How do fecal egg counts compare?

This was a difficult year for internal parasites, as only seven goats officially qualified for the sale. As the test and summer progressed, fecal egg counts and FAMACHA© scores continued to increase. This trend was not reversed until some of the wormier goats were dewormed.

How does this year compare to previous test years?
Last year, fecal egg counts got significantly higher, but not until mid-September, when moisture returned. 2009 and 2010 were both dry years, so egg counts never really got that high and few goats required deworming

There were some problems early in the test in 2010, due to the ineffectiveness of the initial deworming (levamisole was off the market). In 2009, the last "wet" year, egg counts peaked at d-70 and declined rapidly after a significant number of goats were dewormed.

In 2012, the goats started the test with the highest level of worm infection.
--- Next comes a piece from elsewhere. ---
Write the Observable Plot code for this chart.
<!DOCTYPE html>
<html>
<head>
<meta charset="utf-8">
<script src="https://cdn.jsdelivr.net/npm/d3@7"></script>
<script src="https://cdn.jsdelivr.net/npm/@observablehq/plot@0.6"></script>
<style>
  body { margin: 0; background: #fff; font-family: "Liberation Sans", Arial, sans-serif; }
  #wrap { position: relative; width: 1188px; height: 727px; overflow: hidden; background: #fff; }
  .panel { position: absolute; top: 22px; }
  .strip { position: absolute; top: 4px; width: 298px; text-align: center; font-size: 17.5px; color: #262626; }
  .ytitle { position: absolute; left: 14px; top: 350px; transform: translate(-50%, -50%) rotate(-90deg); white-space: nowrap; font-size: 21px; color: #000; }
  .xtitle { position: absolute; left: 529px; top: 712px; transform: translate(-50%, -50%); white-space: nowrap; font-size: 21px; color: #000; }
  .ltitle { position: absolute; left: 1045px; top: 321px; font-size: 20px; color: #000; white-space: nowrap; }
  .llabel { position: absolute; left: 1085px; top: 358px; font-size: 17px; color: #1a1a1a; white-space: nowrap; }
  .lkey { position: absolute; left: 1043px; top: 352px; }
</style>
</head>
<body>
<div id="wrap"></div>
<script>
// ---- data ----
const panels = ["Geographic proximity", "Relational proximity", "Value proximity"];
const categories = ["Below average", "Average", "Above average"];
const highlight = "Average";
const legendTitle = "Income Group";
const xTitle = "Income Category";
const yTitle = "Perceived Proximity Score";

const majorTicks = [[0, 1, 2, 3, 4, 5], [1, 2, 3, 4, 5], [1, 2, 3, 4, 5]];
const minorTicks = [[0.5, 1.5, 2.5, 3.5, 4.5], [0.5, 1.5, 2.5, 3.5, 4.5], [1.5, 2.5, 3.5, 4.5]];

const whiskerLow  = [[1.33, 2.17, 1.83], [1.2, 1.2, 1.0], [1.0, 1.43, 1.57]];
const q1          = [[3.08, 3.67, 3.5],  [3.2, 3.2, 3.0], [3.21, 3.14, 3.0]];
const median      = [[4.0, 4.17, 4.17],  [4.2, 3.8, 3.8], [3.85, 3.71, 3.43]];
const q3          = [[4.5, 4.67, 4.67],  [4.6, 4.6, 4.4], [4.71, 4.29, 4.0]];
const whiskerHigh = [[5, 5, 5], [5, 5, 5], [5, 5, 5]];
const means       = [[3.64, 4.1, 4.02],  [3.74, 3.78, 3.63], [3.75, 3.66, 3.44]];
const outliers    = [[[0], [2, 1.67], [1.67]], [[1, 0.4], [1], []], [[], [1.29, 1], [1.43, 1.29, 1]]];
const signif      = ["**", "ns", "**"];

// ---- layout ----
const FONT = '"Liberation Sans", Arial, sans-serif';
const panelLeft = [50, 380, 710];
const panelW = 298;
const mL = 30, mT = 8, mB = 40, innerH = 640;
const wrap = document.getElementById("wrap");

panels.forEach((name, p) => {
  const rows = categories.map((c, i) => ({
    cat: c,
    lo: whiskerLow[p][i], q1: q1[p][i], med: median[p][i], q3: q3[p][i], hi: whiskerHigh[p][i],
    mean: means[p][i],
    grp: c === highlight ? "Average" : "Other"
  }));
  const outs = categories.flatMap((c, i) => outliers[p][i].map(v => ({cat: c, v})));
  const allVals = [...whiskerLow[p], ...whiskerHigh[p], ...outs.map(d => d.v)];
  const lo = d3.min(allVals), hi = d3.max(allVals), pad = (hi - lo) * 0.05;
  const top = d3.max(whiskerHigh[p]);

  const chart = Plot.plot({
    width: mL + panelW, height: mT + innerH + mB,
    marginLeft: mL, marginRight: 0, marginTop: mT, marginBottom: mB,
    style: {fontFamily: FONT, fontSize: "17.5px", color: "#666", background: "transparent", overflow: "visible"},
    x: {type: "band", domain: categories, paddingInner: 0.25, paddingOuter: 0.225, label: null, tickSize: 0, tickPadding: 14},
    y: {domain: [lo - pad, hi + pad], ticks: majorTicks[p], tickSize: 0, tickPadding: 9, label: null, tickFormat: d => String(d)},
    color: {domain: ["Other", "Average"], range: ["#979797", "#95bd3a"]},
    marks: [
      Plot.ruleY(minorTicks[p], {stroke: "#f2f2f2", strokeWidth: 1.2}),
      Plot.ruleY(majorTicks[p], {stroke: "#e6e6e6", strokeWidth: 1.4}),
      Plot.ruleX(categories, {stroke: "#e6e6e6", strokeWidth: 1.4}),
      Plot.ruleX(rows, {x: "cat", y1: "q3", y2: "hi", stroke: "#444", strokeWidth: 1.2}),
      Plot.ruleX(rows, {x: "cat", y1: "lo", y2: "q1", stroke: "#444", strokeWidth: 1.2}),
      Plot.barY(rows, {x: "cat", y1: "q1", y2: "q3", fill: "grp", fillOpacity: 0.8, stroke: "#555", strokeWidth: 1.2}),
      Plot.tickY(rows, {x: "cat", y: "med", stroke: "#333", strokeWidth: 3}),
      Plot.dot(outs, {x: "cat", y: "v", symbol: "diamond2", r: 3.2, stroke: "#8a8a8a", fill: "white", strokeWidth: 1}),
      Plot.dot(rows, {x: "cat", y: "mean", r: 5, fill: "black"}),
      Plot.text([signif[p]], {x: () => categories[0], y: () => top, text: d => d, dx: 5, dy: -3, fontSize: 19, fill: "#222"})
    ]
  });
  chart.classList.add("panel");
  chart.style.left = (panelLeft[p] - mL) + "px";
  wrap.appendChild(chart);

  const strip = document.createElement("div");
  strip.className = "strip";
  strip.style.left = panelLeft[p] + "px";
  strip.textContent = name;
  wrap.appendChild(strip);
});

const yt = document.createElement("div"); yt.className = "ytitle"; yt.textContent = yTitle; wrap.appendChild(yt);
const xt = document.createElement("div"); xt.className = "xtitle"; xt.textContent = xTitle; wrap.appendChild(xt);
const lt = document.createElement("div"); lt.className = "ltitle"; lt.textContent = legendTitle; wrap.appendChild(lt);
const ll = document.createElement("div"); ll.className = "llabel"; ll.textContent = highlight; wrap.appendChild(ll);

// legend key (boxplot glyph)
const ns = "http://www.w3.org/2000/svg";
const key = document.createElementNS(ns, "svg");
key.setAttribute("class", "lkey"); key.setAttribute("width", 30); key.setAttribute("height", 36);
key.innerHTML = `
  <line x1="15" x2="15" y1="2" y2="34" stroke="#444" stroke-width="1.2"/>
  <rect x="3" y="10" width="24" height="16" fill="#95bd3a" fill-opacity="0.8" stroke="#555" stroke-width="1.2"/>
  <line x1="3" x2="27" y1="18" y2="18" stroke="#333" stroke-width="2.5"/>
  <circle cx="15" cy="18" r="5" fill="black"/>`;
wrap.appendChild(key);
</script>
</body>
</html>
Fortunately, the triple deworming was very effective at reducing egg counts and eliminating the worm load.  The test goats were then given a low dose of worm larvae (L3), in hopes of "seeding" the pastures with worm eggs.

In a "normal" summer, egg counts will climb through the summer until a significant number of goats become clinically parasitized. After the susceptible animals are dewormed with an effective anthelmintic, egg counts will go down. The resistant goats will maintain low egg counts throughout the summer. This is what occurred in 2012.